Screen Time & Your Child: What you need to know

We’re living in a digital age and there are many benefits to that, but there’s a rising concern about the amount of time we spend in front of screens. It’s one thing to spend your day in front of a computer for work, but what about your children? How much screen time is reasonable on a daily basis, and what are some of the risks associated with excessive screen time?

What is screen time?

Screen time refers to the amount of time we spend in front of any screen. This can be anything from a desktop computer, laptop, IPad or tablet, to mobile phones. It also includes television, watching movies and playing computer console games. We engage with screens for many different reasons including:

  • Interactive – playing games, talking via messaging apps etc
  • Non-interactive – watching television, movies or online videos
  • Educational – engaging with educational apps, games or doing research
  • Recreational – social media use, shopping, reading articles on websites

How much screen time should I allow my child to have?

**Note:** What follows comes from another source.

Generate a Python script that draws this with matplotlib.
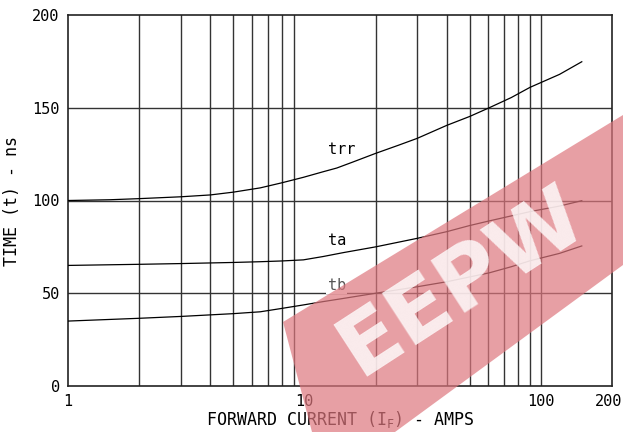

Children are engaging with technology from a much younger age than ever before. Many toddlers are confident using an IPad, and it’s easy to hand them a device to watch a movie. Most parents aren’t too concerned about this, as they are able to control and moderate how much time their young children spend in front of screens.

As children get older, their screen time increases and as a parent, you can’t always moderate this. Most teenagers have a tablet, mobile phone, or games console, and it’s a known stereotype across our society that they will spend most of their time glued to one screen or another.

So how much screen time is reasonable? Current guidelines issued by the Australian Department for Health suggest the following:

  • Children under 18 months old – Avoid screen time altogether, with the exception of communication apps such as Facetime or Skype.
  • Children aged 18 months to 2 years – Limited screen time for watching high-quality programs or films, and always with adult supervision.
  • Children aged 2 to 5 years – No more than one hour of screen time a day, and always with adult supervision. With the exception of school-related educational tasks or high-quality programs.
  • Children aged 6 and above – It is recommended that parents agree to time limits related to usage that are enforced and children are aware of why this is

It’s always worth staying up-to-date on these guidelines and you can find full details on the Department of Health’s website here.

What are the risks of excessive screen time?

Excessive screen time has been associated with a variety of physical, development and safety risks. That’s why it’s important to know how much screen time is reasonable.

Physical risks include things like:

  • Eye strain including sore, irritated and dry eyes, leading to headaches
  • Poor posture when using devices which can lead to neck and spine ailments
  • Long periods of inactivity are strongly linked to obesity, fatigue and other emotional development concerns

Developmental risks for children include things like:

  • Detrimental impact on children’s language development
  • Lower levels of social skills and ability to engage socially
  • Increase in poor emotional experiences such as stress and anxiety and lower emotional competence

Additional risks with screen time come from children having access to unsuitable material on the internet. It’s very important to make sure you instigate full parental controls and safety precautions before allowing young children access to devices that connect to the internet. Have a read of the Australian Government’s advice on internet safety for young children here.

What can you do?

It’s important to remember that screen time is not all bad, there are equally some great benefits to our digital age, especially for children. Make sure that the majority of screen time is used for high-quality activities and keep recreational activities to agreed time limits.

Lead by example and take a break from screens yourself. Engaging your children in outdoor and fun activities in the home will show them why taking a break from screens is a great idea.